__Task details__. Give every line back verbatim, dropping all images.
━━━━━━
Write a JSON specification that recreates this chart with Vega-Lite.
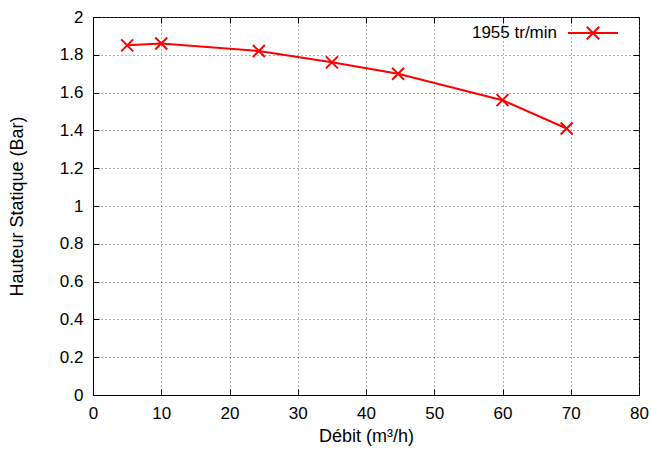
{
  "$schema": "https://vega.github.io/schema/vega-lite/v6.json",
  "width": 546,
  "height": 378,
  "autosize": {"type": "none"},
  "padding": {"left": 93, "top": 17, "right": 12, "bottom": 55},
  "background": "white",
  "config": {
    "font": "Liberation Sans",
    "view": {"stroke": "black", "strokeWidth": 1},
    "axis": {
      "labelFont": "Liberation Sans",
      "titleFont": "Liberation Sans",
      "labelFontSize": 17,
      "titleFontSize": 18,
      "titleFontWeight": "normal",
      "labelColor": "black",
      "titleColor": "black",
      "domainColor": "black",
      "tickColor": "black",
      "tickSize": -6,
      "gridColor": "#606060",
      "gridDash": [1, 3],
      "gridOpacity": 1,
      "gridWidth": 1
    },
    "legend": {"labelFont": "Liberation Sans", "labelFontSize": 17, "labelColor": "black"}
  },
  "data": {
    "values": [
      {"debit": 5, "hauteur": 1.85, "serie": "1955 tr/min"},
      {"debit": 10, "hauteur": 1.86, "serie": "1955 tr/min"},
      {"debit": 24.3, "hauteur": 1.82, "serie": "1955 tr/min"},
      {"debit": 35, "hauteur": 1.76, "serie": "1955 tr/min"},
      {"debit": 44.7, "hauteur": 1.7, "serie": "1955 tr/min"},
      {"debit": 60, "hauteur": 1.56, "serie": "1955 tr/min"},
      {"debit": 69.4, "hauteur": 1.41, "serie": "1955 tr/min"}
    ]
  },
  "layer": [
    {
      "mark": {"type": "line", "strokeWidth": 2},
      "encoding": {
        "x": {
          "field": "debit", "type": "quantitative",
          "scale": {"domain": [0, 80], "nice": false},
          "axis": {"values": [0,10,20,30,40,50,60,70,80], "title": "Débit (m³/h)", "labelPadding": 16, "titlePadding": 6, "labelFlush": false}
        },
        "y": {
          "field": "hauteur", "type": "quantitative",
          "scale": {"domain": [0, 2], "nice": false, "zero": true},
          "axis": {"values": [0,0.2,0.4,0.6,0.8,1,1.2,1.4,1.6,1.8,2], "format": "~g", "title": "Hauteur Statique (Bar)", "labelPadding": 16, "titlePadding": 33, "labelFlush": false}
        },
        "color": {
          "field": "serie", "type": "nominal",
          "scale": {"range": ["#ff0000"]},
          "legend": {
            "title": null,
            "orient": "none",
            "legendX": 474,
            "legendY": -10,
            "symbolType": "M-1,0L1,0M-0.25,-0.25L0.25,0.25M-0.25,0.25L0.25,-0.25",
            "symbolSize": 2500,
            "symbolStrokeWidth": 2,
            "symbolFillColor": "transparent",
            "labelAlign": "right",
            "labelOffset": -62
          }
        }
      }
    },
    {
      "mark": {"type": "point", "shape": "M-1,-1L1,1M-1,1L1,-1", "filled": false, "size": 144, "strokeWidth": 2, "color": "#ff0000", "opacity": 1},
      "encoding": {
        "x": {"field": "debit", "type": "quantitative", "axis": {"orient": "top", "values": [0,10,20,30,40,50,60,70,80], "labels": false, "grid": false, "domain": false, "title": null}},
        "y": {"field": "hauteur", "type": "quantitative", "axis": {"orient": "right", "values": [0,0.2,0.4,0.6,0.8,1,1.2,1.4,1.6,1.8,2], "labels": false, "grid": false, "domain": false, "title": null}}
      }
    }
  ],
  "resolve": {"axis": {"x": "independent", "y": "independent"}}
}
━━━━━━
__Finished exercise__.
Write a JSON specification that recreates this chart with Vega-Lite.
{
  "$schema": "https://vega.github.io/schema/vega-lite/v6.json",
  "width": 546,
  "height": 378,
  "autosize": {"type": "none"},
  "padding": {"left": 93, "top": 17, "right": 12, "bottom": 55},
  "background": "white",
  "config": {
    "font": "Liberation Sans",
    "view": {"stroke": "black", "strokeWidth": 1},
    "axis": {
      "labelFont": "Liberation Sans",
      "titleFont": "Liberation Sans",
      "labelFontSize": 17,
      "titleFontSize": 18,
      "titleFontWeight": "normal",
      "labelColor": "black",
      "titleColor": "black",
      "domainColor": "black",
      "tickColor": "black",
      "tickSize": -6,
      "gridColor": "#606060",
      "gridDash": [1, 3],
      "gridOpacity": 1,
      "gridWidth": 1
    },
    "legend": {"labelFont": "Liberation Sans", "labelFontSize": 17, "labelColor": "black"}
  },
  "data": {
    "values": [
      {"debit": 5, "hauteur": 1.85, "serie": "1955 tr/min"},
      {"debit": 10, "hauteur": 1.86, "serie": "1955 tr/min"},
      {"debit": 24.3, "hauteur": 1.82, "serie": "1955 tr/min"},
      {"debit": 35, "hauteur": 1.76, "serie": "1955 tr/min"},
      {"debit": 44.7, "hauteur": 1.7, "serie": "1955 tr/min"},
      {"debit": 60, "hauteur": 1.56, "serie": "1955 tr/min"},
      {"debit": 69.4, "hauteur": 1.41, "serie": "1955 tr/min"}
    ]
  },
  "layer": [
    {
      "mark": {"type": "line", "strokeWidth": 2},
      "encoding": {
        "x": {
          "field": "debit", "type": "quantitative",
          "scale": {"domain": [0, 80], "nice": false},
          "axis": {"values": [0,10,20,30,40,50,60,70,80], "title": "Débit (m³/h)", "labelPadding": 16, "titlePadding": 6, "labelFlush": false}
        },
        "y": {
          "field": "hauteur", "type": "quantitative",
          "scale": {"domain": [0, 2], "nice": false, "zero": true},
          "axis": {"values": [0,0.2,0.4,0.6,0.8,1,1.2,1.4,1.6,1.8,2], "format": "~g", "title": "Hauteur Statique (Bar)", "labelPadding": 16, "titlePadding": 33, "labelFlush": false}
        },
        "color": {
          "field": "serie", "type": "nominal",
          "scale": {"range": ["#ff0000"]},
          "legend": {
            "title": null,
            "orient": "none",
            "legendX": 474,
            "legendY": -10,
            "symbolType": "M-1,0L1,0M-0.25,-0.25L0.25,0.25M-0.25,0.25L0.25,-0.25",
            "symbolSize": 2500,
            "symbolStrokeWidth": 2,
            "symbolFillColor": "transparent",
            "labelAlign": "right",
            "labelOffset": -62
          }
        }
      }
    },
    {
      "mark": {"type": "point", "shape": "M-1,-1L1,1M-1,1L1,-1", "filled": false, "size": 144, "strokeWidth": 2, "color": "#ff0000", "opacity": 1},
      "encoding": {
        "x": {"field": "debit", "type": "quantitative", "axis": {"orient": "top", "values": [0,10,20,30,40,50,60,70,80], "labels": false, "grid": false, "domain": false, "title": null}},
        "y": {"field": "hauteur", "type": "quantitative", "axis": {"orient": "right", "values": [0,0.2,0.4,0.6,0.8,1,1.2,1.4,1.6,1.8,2], "labels": false, "grid": false, "domain": false, "title": null}}
      }
    }
  ],
  "resolve": {"axis": {"x": "independent", "y": "independent"}}
}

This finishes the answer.